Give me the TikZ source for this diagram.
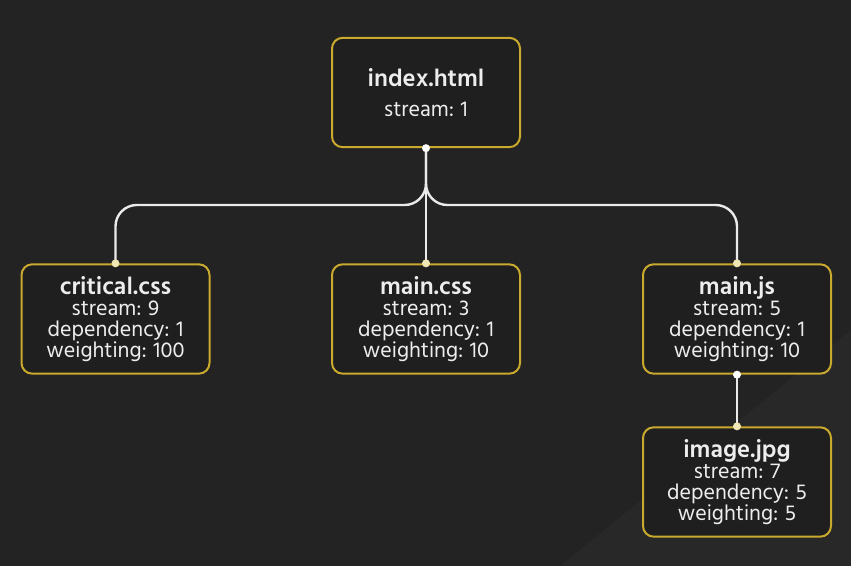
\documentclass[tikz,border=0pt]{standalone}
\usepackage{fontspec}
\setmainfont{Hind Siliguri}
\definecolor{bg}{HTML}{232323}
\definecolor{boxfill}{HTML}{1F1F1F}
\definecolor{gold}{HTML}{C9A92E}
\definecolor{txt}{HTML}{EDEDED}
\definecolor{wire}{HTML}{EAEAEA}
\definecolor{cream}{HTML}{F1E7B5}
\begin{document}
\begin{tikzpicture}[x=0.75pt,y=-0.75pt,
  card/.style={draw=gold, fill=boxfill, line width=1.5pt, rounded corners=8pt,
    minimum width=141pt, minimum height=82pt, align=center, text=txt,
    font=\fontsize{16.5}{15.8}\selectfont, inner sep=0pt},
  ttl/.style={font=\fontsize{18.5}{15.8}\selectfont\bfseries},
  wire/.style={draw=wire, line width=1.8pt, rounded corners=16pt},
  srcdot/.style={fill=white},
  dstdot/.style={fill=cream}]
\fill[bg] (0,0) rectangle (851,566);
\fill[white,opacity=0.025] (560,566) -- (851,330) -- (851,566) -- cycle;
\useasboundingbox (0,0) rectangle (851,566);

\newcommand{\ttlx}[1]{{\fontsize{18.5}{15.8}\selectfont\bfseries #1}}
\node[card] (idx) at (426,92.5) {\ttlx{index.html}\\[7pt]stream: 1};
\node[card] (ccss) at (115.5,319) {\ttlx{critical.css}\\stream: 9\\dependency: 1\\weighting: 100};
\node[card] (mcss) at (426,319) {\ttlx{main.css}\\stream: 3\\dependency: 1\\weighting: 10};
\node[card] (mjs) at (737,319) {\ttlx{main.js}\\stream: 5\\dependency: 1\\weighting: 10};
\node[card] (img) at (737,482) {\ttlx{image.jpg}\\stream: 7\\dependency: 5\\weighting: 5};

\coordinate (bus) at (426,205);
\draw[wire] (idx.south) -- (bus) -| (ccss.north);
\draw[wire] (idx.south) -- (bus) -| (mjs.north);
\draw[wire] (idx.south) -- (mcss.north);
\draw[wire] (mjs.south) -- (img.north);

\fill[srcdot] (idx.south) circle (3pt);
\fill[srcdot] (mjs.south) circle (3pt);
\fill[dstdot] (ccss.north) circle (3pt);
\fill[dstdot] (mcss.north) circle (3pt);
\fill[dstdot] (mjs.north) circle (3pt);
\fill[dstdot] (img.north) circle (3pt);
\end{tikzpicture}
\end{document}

────────────────

- _Written exercise_: Copy out each line word for word, please, skipping the images.

- _Written response_:
Give me the TikZ source for this diagram.
\documentclass[tikz,border=0pt]{standalone}
\usepackage{fontspec}
\setmainfont{Hind Siliguri}
\definecolor{bg}{HTML}{232323}
\definecolor{boxfill}{HTML}{1F1F1F}
\definecolor{gold}{HTML}{C9A92E}
\definecolor{txt}{HTML}{EDEDED}
\definecolor{wire}{HTML}{EAEAEA}
\definecolor{cream}{HTML}{F1E7B5}
\begin{document}
\begin{tikzpicture}[x=0.75pt,y=-0.75pt,
  card/.style={draw=gold, fill=boxfill, line width=1.5pt, rounded corners=8pt,
    minimum width=141pt, minimum height=82pt, align=center, text=txt,
    font=\fontsize{16.5}{15.8}\selectfont, inner sep=0pt},
  ttl/.style={font=\fontsize{18.5}{15.8}\selectfont\bfseries},
  wire/.style={draw=wire, line width=1.8pt, rounded corners=16pt},
  srcdot/.style={fill=white},
  dstdot/.style={fill=cream}]
\fill[bg] (0,0) rectangle (851,566);
\fill[white,opacity=0.025] (560,566) -- (851,330) -- (851,566) -- cycle;
\useasboundingbox (0,0) rectangle (851,566);

\newcommand{\ttlx}[1]{{\fontsize{18.5}{15.8}\selectfont\bfseries #1}}
\node[card] (idx) at (426,92.5) {\ttlx{index.html}\\[7pt]stream: 1};
\node[card] (ccss) at (115.5,319) {\ttlx{critical.css}\\stream: 9\\dependency: 1\\weighting: 100};
\node[card] (mcss) at (426,319) {\ttlx{main.css}\\stream: 3\\dependency: 1\\weighting: 10};
\node[card] (mjs) at (737,319) {\ttlx{main.js}\\stream: 5\\dependency: 1\\weighting: 10};
\node[card] (img) at (737,482) {\ttlx{image.jpg}\\stream: 7\\dependency: 5\\weighting: 5};

\coordinate (bus) at (426,205);
\draw[wire] (idx.south) -- (bus) -| (ccss.north);
\draw[wire] (idx.south) -- (bus) -| (mjs.north);
\draw[wire] (idx.south) -- (mcss.north);
\draw[wire] (mjs.south) -- (img.north);

\fill[srcdot] (idx.south) circle (3pt);
\fill[srcdot] (mjs.south) circle (3pt);
\fill[dstdot] (ccss.north) circle (3pt);
\fill[dstdot] (mcss.north) circle (3pt);
\fill[dstdot] (mjs.north) circle (3pt);
\fill[dstdot] (img.north) circle (3pt);
\end{tikzpicture}
\end{document}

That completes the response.